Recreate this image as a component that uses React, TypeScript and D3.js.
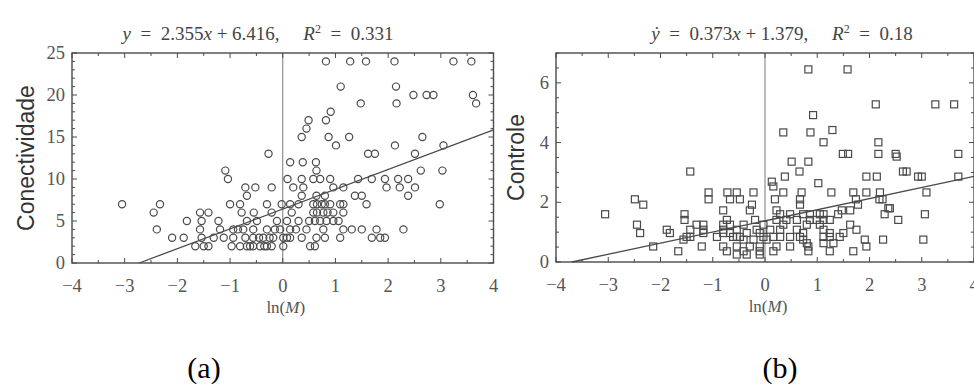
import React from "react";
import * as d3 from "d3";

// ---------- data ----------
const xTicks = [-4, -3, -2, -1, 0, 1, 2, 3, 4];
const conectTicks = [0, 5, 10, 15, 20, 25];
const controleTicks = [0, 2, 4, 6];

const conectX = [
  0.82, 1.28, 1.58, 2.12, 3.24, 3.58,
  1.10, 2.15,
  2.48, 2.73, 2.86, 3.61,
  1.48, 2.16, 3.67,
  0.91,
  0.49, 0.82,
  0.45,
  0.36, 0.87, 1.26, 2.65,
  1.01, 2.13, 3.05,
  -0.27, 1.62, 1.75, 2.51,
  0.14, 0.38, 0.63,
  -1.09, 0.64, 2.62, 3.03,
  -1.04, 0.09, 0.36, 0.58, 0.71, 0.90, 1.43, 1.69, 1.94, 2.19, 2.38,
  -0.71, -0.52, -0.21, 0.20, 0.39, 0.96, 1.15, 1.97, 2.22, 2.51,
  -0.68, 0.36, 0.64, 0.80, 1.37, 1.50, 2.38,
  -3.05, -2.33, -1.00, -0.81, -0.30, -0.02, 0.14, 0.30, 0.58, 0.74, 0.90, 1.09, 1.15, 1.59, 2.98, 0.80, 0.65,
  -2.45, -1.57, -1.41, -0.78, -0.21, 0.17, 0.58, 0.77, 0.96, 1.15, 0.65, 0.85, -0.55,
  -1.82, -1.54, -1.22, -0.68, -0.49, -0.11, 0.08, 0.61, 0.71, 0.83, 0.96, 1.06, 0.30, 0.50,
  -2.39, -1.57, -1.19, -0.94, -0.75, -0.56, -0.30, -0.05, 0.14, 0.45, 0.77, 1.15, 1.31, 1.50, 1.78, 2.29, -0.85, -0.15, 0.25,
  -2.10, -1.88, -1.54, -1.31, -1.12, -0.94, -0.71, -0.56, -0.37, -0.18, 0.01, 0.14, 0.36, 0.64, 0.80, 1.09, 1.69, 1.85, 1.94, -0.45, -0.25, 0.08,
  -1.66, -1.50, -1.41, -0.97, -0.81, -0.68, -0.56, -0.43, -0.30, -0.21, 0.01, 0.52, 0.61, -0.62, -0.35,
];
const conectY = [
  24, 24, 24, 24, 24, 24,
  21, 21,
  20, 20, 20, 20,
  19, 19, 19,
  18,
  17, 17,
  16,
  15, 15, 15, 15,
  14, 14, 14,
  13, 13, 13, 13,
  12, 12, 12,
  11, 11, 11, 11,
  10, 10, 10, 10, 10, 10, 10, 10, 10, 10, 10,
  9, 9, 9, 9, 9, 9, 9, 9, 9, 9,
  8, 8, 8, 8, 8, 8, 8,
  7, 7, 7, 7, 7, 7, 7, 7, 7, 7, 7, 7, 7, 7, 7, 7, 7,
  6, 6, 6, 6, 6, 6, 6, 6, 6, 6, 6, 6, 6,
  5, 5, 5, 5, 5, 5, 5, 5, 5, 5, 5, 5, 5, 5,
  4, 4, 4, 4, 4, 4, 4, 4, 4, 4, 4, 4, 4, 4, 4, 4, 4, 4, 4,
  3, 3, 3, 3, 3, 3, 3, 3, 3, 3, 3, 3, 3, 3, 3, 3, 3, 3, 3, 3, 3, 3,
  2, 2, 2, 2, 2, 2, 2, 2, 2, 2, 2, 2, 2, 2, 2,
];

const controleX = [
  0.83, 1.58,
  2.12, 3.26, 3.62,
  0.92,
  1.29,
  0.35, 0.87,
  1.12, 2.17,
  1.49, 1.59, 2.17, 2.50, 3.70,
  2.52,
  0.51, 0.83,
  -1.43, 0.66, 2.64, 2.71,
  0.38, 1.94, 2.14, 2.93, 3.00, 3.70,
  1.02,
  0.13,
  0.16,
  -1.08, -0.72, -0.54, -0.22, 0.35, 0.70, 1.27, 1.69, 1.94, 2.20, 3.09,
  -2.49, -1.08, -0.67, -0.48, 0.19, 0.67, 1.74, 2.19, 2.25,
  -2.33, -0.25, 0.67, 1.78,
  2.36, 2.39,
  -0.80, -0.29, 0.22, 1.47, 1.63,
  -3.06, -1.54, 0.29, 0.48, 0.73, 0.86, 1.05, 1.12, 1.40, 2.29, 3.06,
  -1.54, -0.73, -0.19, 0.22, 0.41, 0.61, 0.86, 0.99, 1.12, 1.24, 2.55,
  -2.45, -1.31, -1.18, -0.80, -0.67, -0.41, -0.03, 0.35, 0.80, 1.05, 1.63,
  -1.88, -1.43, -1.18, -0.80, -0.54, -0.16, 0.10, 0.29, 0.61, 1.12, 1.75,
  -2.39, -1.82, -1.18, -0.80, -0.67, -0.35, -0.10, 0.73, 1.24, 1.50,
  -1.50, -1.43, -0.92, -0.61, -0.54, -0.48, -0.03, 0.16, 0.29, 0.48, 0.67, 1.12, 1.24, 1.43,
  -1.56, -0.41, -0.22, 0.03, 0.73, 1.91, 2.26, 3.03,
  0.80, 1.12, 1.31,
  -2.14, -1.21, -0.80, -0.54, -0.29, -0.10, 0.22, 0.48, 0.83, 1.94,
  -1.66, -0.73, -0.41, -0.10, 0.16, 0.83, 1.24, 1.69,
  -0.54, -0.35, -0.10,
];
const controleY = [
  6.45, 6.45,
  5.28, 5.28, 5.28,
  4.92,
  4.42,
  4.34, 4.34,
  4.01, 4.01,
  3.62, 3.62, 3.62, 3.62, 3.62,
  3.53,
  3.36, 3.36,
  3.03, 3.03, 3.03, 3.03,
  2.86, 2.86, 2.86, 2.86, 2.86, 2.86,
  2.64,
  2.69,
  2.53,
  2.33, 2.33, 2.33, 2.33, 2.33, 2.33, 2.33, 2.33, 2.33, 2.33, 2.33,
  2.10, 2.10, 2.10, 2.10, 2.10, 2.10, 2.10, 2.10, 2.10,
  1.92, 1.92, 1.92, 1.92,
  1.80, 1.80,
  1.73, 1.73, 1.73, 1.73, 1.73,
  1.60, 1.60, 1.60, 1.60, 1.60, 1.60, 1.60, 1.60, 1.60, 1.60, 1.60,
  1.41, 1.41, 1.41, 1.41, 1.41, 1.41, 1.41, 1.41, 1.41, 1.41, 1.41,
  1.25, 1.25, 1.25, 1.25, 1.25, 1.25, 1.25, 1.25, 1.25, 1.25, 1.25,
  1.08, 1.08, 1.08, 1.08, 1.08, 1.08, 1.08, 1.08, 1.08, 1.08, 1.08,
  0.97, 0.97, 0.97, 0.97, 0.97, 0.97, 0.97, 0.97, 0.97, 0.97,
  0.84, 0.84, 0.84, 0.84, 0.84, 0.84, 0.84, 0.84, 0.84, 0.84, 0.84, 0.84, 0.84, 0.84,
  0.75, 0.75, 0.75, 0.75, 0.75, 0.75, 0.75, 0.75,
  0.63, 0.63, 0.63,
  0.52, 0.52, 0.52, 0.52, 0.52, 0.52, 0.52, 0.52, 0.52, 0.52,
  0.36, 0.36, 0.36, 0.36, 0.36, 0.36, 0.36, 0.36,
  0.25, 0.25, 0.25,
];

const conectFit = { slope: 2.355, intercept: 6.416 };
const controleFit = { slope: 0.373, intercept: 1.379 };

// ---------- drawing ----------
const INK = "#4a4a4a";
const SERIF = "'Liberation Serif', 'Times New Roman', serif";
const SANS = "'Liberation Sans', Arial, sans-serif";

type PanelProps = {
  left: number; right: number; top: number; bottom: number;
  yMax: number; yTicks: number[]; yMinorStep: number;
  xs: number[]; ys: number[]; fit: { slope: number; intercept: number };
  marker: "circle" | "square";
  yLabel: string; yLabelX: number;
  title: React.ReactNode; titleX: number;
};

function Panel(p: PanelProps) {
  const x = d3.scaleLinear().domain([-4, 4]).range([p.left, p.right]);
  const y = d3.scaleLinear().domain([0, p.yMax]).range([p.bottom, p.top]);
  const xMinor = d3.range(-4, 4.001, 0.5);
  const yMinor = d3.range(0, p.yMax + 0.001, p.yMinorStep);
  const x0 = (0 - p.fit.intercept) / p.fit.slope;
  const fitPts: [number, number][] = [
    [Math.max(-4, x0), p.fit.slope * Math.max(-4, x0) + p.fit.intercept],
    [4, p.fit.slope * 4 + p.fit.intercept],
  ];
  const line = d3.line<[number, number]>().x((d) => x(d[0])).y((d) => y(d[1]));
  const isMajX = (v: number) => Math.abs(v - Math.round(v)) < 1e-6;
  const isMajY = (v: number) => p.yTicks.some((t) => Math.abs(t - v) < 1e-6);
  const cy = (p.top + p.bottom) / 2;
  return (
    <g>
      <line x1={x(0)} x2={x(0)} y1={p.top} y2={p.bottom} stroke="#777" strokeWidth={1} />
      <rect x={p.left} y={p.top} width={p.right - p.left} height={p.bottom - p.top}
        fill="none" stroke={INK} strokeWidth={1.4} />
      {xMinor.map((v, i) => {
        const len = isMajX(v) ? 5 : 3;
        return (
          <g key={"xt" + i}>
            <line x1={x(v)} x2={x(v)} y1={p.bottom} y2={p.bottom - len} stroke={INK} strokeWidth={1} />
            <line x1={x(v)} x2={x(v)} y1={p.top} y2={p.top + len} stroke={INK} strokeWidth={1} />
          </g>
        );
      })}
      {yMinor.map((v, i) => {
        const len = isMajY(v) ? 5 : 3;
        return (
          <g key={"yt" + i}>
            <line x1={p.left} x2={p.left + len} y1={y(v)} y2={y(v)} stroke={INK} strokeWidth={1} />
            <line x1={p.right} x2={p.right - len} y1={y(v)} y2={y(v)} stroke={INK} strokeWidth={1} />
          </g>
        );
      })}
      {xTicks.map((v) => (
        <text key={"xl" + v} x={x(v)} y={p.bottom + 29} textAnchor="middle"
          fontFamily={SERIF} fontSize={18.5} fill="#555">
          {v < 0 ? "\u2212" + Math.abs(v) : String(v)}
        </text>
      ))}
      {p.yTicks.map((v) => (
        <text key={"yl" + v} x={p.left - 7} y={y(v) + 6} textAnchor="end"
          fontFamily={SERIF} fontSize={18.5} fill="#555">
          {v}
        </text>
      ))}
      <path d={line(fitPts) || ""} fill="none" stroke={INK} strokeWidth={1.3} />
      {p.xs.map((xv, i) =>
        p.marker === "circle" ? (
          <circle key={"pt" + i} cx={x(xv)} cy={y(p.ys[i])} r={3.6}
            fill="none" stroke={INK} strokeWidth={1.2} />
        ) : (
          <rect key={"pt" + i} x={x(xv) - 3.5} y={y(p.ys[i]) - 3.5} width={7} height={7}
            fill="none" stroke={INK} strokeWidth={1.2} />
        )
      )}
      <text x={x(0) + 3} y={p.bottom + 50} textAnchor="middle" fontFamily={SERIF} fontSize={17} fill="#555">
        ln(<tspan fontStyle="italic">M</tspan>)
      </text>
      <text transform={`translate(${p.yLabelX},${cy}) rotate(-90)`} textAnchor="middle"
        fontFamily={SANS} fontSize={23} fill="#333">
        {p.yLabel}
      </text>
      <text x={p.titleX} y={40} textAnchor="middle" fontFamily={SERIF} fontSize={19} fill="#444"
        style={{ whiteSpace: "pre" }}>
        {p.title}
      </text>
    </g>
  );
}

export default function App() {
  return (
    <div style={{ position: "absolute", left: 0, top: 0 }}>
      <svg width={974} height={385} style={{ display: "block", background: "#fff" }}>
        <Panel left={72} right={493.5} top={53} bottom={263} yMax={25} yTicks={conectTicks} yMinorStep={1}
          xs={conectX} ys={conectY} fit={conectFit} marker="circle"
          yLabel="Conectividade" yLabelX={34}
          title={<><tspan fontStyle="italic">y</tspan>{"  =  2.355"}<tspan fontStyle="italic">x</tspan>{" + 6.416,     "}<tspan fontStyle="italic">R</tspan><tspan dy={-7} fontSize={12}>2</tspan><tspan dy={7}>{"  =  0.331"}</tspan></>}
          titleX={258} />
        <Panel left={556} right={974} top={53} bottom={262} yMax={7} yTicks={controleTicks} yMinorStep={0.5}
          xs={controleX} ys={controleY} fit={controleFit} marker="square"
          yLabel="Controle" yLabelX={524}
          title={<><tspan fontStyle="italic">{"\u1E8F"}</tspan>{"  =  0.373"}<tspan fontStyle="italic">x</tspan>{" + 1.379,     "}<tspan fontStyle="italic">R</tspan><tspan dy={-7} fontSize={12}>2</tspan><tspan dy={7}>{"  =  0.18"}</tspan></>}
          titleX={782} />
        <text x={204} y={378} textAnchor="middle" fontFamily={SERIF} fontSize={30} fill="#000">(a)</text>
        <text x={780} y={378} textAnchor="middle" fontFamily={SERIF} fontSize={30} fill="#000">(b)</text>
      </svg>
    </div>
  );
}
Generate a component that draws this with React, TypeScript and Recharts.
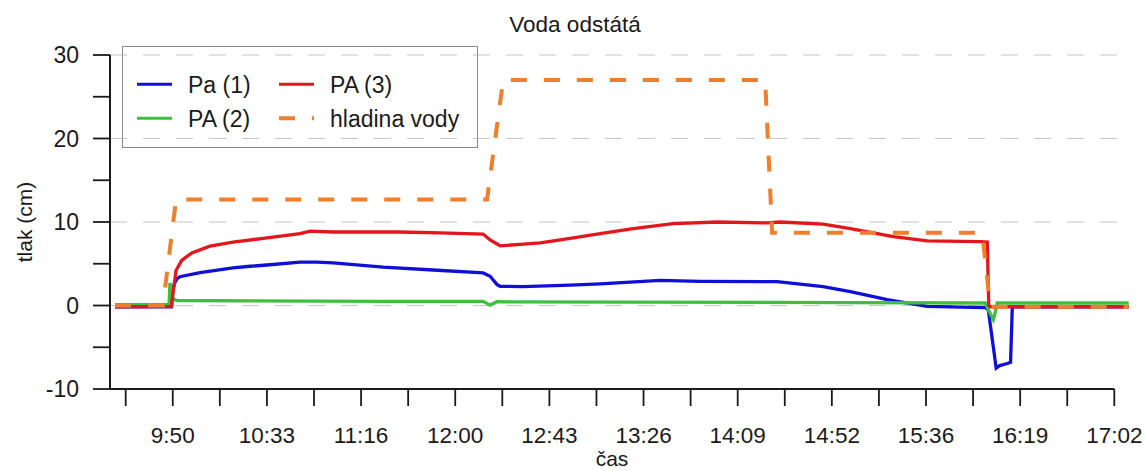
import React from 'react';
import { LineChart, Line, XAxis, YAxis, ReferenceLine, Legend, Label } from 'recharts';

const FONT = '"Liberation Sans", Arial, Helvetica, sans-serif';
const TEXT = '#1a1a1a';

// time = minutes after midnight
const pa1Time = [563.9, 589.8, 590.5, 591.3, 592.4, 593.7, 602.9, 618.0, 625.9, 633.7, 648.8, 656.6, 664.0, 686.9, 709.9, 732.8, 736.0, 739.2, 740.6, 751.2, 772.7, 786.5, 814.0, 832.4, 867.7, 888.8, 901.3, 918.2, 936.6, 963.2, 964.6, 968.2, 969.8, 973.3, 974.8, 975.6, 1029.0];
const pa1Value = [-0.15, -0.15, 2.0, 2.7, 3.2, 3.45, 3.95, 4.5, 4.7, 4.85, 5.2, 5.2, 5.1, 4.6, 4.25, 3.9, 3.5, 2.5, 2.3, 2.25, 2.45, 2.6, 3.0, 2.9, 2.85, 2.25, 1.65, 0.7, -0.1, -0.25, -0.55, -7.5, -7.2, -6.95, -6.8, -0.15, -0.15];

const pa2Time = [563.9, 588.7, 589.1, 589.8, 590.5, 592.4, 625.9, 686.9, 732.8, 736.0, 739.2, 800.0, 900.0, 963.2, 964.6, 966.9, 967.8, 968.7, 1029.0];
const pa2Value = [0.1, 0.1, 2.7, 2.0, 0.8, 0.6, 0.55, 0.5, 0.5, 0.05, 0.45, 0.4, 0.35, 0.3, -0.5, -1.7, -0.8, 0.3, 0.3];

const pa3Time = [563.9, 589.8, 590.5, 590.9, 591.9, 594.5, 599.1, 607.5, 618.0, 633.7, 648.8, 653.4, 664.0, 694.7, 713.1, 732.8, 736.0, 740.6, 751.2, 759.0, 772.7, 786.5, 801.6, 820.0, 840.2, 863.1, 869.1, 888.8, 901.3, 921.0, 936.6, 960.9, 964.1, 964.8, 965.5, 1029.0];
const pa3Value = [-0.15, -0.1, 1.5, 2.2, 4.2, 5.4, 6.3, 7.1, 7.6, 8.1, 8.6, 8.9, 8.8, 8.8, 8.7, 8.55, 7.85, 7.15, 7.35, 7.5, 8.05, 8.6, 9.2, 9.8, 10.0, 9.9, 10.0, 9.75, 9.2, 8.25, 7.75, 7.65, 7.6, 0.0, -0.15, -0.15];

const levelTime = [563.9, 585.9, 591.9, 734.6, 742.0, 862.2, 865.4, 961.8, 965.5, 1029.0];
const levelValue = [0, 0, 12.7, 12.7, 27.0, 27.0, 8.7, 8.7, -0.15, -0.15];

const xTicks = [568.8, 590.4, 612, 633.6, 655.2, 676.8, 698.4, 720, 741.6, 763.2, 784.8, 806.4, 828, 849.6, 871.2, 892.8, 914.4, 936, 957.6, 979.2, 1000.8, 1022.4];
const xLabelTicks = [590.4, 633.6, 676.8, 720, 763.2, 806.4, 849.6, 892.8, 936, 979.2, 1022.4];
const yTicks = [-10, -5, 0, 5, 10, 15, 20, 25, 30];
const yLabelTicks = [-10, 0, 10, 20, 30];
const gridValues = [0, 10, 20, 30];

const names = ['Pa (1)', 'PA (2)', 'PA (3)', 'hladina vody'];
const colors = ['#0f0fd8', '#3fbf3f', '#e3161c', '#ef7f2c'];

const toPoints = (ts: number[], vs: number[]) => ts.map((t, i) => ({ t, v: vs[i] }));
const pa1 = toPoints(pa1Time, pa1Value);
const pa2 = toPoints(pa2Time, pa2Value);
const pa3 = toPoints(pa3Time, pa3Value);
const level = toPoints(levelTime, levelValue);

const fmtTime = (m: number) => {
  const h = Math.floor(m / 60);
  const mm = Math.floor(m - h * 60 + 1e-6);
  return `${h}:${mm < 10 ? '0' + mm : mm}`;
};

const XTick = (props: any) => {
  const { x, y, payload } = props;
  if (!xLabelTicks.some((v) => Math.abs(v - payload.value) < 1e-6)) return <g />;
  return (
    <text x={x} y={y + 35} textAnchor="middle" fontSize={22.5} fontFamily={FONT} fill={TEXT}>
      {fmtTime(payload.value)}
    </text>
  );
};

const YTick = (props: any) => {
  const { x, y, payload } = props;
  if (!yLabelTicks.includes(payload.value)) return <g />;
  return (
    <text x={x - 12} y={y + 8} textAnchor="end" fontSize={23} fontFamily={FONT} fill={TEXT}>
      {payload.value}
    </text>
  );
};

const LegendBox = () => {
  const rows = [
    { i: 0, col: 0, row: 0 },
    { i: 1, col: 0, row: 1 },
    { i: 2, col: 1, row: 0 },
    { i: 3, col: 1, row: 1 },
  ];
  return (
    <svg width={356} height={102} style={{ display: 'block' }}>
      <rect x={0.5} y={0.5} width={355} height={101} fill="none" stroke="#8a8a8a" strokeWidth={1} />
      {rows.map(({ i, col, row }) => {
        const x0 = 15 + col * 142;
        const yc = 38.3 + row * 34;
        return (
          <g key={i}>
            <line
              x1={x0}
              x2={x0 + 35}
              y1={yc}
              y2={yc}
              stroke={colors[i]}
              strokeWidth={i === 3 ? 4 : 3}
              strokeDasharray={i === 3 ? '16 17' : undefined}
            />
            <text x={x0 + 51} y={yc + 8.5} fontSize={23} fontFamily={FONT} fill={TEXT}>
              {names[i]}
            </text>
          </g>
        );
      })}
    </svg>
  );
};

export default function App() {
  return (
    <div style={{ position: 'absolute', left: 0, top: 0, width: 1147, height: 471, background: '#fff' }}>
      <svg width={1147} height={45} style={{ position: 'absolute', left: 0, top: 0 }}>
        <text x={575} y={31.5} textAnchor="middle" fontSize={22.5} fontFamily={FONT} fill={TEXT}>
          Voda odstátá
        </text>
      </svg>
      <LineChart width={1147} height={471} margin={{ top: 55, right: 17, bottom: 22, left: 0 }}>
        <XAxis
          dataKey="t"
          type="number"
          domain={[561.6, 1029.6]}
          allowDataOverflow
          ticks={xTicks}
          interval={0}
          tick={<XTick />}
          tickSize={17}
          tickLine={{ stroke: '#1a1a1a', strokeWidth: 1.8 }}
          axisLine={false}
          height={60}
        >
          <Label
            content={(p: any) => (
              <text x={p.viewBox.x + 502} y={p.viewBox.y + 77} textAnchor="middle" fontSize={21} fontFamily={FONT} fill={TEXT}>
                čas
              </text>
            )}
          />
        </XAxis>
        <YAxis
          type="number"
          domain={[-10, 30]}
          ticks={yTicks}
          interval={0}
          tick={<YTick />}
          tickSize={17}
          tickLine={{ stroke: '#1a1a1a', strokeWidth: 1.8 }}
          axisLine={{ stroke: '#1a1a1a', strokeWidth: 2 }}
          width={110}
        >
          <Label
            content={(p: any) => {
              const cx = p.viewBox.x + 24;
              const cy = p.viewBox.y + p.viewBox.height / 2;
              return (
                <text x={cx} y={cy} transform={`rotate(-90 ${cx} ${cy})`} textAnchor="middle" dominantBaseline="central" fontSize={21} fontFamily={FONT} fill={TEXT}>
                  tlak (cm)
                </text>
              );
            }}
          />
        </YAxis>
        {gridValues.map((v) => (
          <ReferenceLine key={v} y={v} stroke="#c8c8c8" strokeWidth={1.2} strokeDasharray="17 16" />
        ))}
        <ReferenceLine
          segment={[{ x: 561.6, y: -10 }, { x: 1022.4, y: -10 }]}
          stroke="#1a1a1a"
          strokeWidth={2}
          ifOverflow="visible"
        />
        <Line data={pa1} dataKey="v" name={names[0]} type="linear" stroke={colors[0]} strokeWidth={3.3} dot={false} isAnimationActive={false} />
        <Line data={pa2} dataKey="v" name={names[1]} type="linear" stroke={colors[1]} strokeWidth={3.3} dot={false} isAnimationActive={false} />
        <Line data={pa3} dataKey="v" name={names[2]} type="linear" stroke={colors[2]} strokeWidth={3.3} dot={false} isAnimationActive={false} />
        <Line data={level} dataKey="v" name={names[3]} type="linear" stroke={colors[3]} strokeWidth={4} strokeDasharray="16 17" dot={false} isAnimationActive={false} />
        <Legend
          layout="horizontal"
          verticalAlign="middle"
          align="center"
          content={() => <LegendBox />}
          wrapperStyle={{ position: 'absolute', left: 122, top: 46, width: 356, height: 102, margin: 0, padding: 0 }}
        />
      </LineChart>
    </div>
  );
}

################

= WORK INSTRUCTIONS =
From the records above, work out how many lines contain the string "that". Give only the number.

= ANSWER IN FULL =
2